Data Protection vs Data Collection
Sometimes I feel like I’m the only CIO type guy left on Earth who has a problem with what I refer to as the over collection of data, and the resulting “data analytics” boom of the past few years. I hear about new initiatives all the time involving “data lakes” and the use of lower cost storage to capture EVERYTHING – not just customer data, but every bit, byte, packet, and moving or static piece of information that an organization generates on a continuous basis whether there is a need for this data or not. Collect it anyway!! What's the downside, now that cost has been eliminated as an issue?
I find this trend disturbing. Especially since my professional focus in recent years has been increasingly on cybersecurity, privacy, and protection of data.

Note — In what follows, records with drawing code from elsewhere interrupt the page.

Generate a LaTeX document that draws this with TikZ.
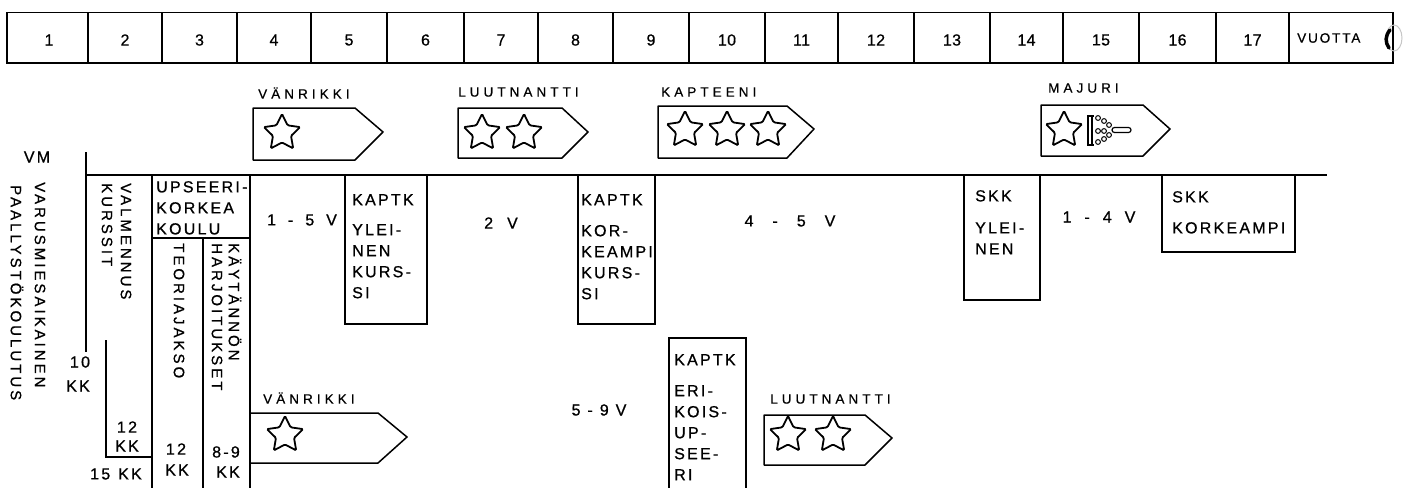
\documentclass[tikz,border=0pt]{standalone}
\usepackage{fontspec}
\usetikzlibrary{shapes.geometric}
\newfontfamily\hwA[LetterSpace=14,FakeBold=0.8]{Liberation Sans}
\newfontfamily\hwV[LetterSpace=20,FakeBold=0.8]{Liberation Sans}
\newfontfamily\hwL[LetterSpace=30,FakeBold=0.6]{Liberation Sans}
\newfontfamily\hwN[LetterSpace=2,FakeBold=0.6]{Liberation Sans}
\tikzset{
  ln/.style={line width=1.8pt},
  thinln/.style={line width=1.3pt},
  txt/.style={inner sep=0pt, font=\hwA\fontsize{16}{21}\selectfont},
  num/.style={inner sep=0pt, font=\hwN\fontsize{16}{18}\selectfont},
  lbl/.style={inner sep=0pt, font=\hwL\fontsize{13.5}{15}\selectfont, anchor=west},
  vtxt/.style={inner sep=0pt, font=\hwV\fontsize{15}{17}\selectfont, rotate=-90, anchor=west},
  boxtxt/.style={txt, anchor=north west, align=left},
  badge/.style={line width=1.5pt, line join=round},
  starn/.style={star, star points=5, star point ratio=2.0, minimum size=38pt, inner sep=0pt, draw, line width=1.8pt, rounded corners=1.2pt},
}
\begin{document}
\begin{tikzpicture}[x=1pt,y=-1pt]
\useasboundingbox (0,0) rectangle (1412,487);
% top scale bar
\draw[ln] (7,12.5) rectangle (1393,63);
\foreach \x in {88,162,237,311,387,464,538,613,689,765,838,914,990,1063,1139,1216,1289}
  \draw[thinln] (\x,12.5) -- (\x,63);
\foreach \c/\i in {49/1,125/2,199.5/3,274/4,349/5,425.5/6,501/7,575.5/8,651/9,727/10,801.5/11,876/12,952/13,1026.5/14,1101/15,1177.5/16,1252.5/17}
  \node[num] (yr\i) at (\c,40) {\i};
\node[txt, font=\hwA\fontsize{13.5}{15}\selectfont, anchor=west] (vuotta) at (1297,38) {VUOTTA};
\draw[gray!45, line width=1pt] (1394,38) ellipse (8 and 13);
\draw[line width=3.5pt, line cap=round] (1390,30) .. controls (1385,36) and (1385,42) .. (1389,48);

% rank badges (top)
\node[lbl] (lv1) at (258,93) {VÄNRIKKI};
\draw[badge] (253,108) -- (355,108) -- (383,132) -- (355,160) -- (253,160) -- cycle;
\node[starn] (sv1) at (282,133) {};

\node[lbl] (ll1) at (458,92) {LUUTNANTTI};
\draw[badge] (458,108) -- (562,108) -- (588,132) -- (562,158) -- (458,158) -- cycle;
\node[starn] (sl1a) at (482,133) {};
\node[starn] (sl1b) at (524,133) {};

\node[lbl] (lk) at (661,92) {KAPTEENI};
\draw[badge] (658,106) -- (787,106) -- (814,129) -- (787,158) -- (658,158) -- cycle;
\node[starn] (ska) at (685,130) {};
\node[starn] (skb) at (727,130) {};
\node[starn] (skc) at (768,130) {};

\node[lbl] (lm) at (1048,88) {MAJURI};
\draw[badge] (1041,105) -- (1143,105) -- (1170,129) -- (1143,156) -- (1041,156) -- cycle;
\node[starn] (sm) at (1064,130) {};
% major's emblem
\draw[line width=1.4pt] (1094,116) -- (1088,116) -- (1088,145) -- (1094,145);
\draw[line width=1.2pt] (1092,117) -- (1092,144);
\foreach \p in {(1098,118),(1104,121),(1109,125),(1098,131),(1104,131),(1098,142),(1104,139),(1109,135)}
  \draw[line width=1pt] \p circle (2.4);
\draw[line width=1.2pt, rounded corners=2.5pt] (1112,127.5) rectangle (1131,132.5);

% main structure
\node[txt] (vm) at (37,157) {VM};
\draw[ln] (86,152) -- (86,352);
\draw[ln] (86,175) -- (1327,175);
\node[vtxt] (vars1) at (40,182) {VARUSMIESAIKAINEN};
\node[vtxt] (vars2) at (17,185) {PAALLYSTÖKOULUTUS};
\node[vtxt] (valm1) at (126,183) {VALMENNUS};
\node[vtxt] (valm2) at (107,183) {KURSSIT};
\node[txt] (k10a) at (80,362) {10};
\node[txt] (k10b) at (78,386) {KK};
\draw[thinln] (106,340) -- (106,457) -- (152,457);
\node[txt] (k12a) at (127,427) {12};
\node[txt] (k12b) at (127,446) {KK};
\node[txt] (k15) at (116,474) {15\hspace{8pt}KK};

\draw[ln] (152,175) -- (152,490);
\draw[ln] (250,175) -- (250,490);
\draw[thinln] (152,238) -- (250,238);
\draw[thinln] (203,238) -- (203,490);
\node[boxtxt] (uk) at (156,181) {UPSEERI-\\KORKEA\\KOULU};
\node[vtxt] (teo) at (179,243) {TEORIAJAKSO};
\node[vtxt] (har) at (217,243) {HARJOITUKSET};
\node[vtxt] (kay) at (235,243) {KÄYTÄNNÖN};
\node[txt] (t12a) at (176,449) {12};
\node[txt] (t12b) at (177,470) {KK};
\node[txt] (h89a) at (226,452) {8-9};
\node[txt] (h89b) at (228,472) {KK};

% bottom vanrikki
\node[lbl] (lv2) at (263,398) {VÄNRIKKI};
\draw[badge] (250,413) -- (378,413) -- (407,437) -- (378,463) -- (250,463);
\node[starn] (sv2) at (285,435) {};

% durations
\node[txt] (d15) at (302,220) {1\hspace{12pt}-\hspace{12pt}5\hspace{12pt}V};
\node[txt] (d2) at (501,223) {2\hspace{14pt}V};
\node[txt] (d45) at (790,221) {4\hspace{19pt}-\hspace{19pt}5\hspace{19pt}V};
\node[txt] (d14) at (1099,217) {1\hspace{13pt}-\hspace{13pt}4\hspace{13pt}V};
\node[txt] (d59) at (599,410) {5\hspace{7pt}-\hspace{7pt}9\hspace{7pt}V};

% course boxes
\draw[thinln] (345,175) rectangle (427,324);
\node[boxtxt] (ky) at (352,194) {KAPTK\\[9pt]YLEI-\\NEN\\KURS-\\SI};
\draw[thinln] (578,175) rectangle (655,324);
\node[boxtxt] (kk) at (581,194) {KAPTK\\[10pt]KOR-\\KEAMPI\\KURS-\\SI};
\draw[thinln] (964,175) rectangle (1040,300);
\node[boxtxt] (sy) at (975,190) {SKK\\[11pt]YLEI-\\NEN};
\draw[thinln] (1162,175) rectangle (1295,252);
\node[boxtxt] (sk) at (1172,191) {SKK\\[10pt]KORKEAMPI};
\draw[thinln] (669,490) -- (669,338) -- (746,338) -- (746,490);
\node[boxtxt] (ke) at (674,354) {KAPTK\\[10pt]ERI-\\KOIS-\\UP-\\SEE-\\RI};

% bottom luutnantti
\node[lbl] (ll2) at (770,399) {LUUTNANTTI};
\draw[badge] (764,415) -- (865,415) -- (892,438) -- (865,465) -- (764,465) -- cycle;
\node[starn] (sl2a) at (788,435) {};
\node[starn] (sl2b) at (833,435) {};
\end{tikzpicture}
\end{document}
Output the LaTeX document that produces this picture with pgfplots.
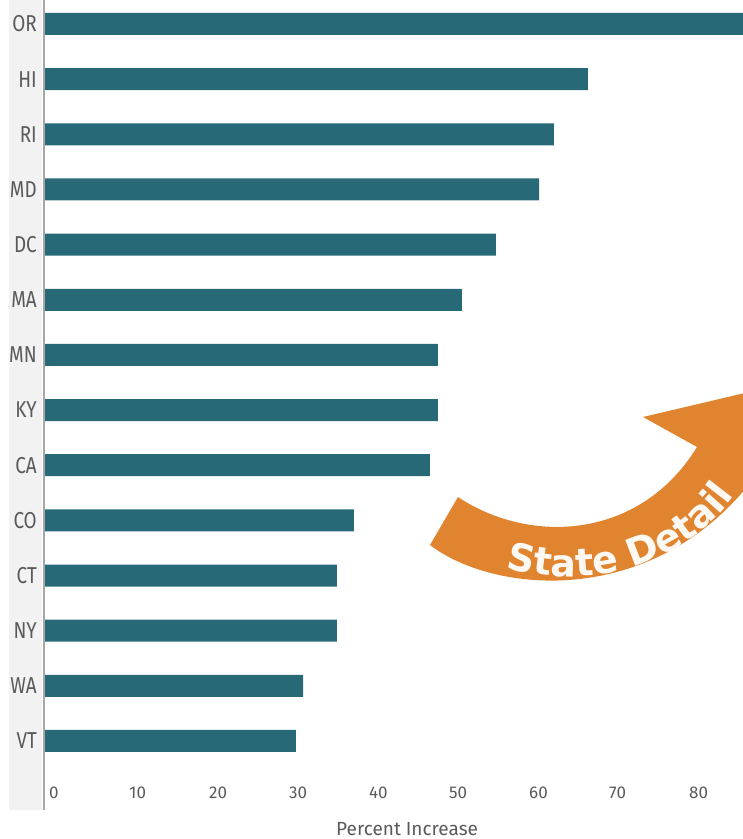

For example, universities of late have decided that if they just have enough data, or they use all the data they already have collected more effectively, they can model and predict student success. In my opinion, nothing could be further from the truth. Institutions tend to attract students of a certain demographic, who already have predictable rates of success. There’s nothing wrong with trying to help students raise their performance, but doing it through mass data analytics is wrong, impersonal, and does not improve things for the long run. In fact, I would surmise it makes things worse! A huge part of success in college comes from learning to navigate the process, how to target good courses and professors based on interaction with other students, and “finding your own way” vs. a “guided pathway”.
I'm going to go out on a limb here, because I know this is totally contrary to current beliefs in higher ed. But in a sense, the whole notion of "measuring student success", as increasingly required by accrediting bodies and institutions of higher learning, is really an impossible task, and is not solved by collecting and analyzing more data. We all know of students who did horrible in college, goofed around for a few years, and then bloomed into something amazing and became millionaires or famous artists or just plain decent parents and citizens. The data would have suggested otherwise, at the point of analysis upon graduation (or withdrawal). Similarly, we all know of students who ace every course, who come from great backgrounds socially and economically, and who wind up as failures in life at some point after entering the real world post graduation. How do you measure those success / failure stories in a way that collecting more data can help?
Edward Snowden, who some of you may love and some may loathe, hit the problem on the head a few months ago.
“The problem isn’t data protection; the problem is data collection”
Data is collected constantly these days, with or without permission. It doesn’t really matter if permission is given. Often that’s a requirement of using services that an organization provides, whether its government, education, or business. These large collections of data are prime targets for criminal hackers and foreign governments to exploit, or to be used by nefarious companies like Cambridge Analytica to attempt to influence national elections and the course of history.
Is this progress?
When I got into the IT field many years ago, it was called “data processing”. Yes, we processed data. We collected data to process, and then processed it and delivered reports to a limited set of eyes in the organization. We did NOT attempt to draw inferences about customer behavior, or influence behavior using this data. In fact, it would have been thought highly inappropriate to do so. At the time there was a strong privacy movement, to protect individuals from their personal information being collected and used against their will. Maybe my perspective is flawed a bit since I worked for a public university and state agencies? In other words, corporate entities would have done this if they knew how, but didn't? In any case, there was no such thing as a "data analytics" office anywhere that I am aware of, beyond the normal predictive modelling stuff for budgets, forecasts, and performance. And certainly not the analysis of customers / students en masse.
It’s hard to turn the clock back, but in my opinion those were better times, with better people in charge who had better integrity and felt a sacred duty to protect privacy. Compare that to today, when every CEO (or Provost) wants to know everything they can about their customers in a bald-faced attempt to get them to buy more, do more, perform better, change behavior, etc., etc. They think it's essential to competition and success in their market sector. However, It's wrong, it's dangerous, and it exposes individuals to enormous financial, physical, and societal risk.
We need to get back to the idea of minimum data collection, with intense protection of the collected data, and an absolute right to privacy. The EU is way ahead of the US in this regard with the GDPR initiative and the “right to be forgotten”, especially for web search references. So, maybe the pendulum is swinging back again? It will be interesting to watch how it plays out over the next 3 – 5 years as US legislation and practices accommodate the new EU standards. But, as Snowden said, the EU standards are about protecting data and privacy, and they still fall short of preventing the collection of it in the first place, which is where the problem lies. In the case of universities, it will take a few brave actors to put a stop to the madness, and get themselves back to the core mission of a university - teaching & learning, and helping students succeed on their own merits.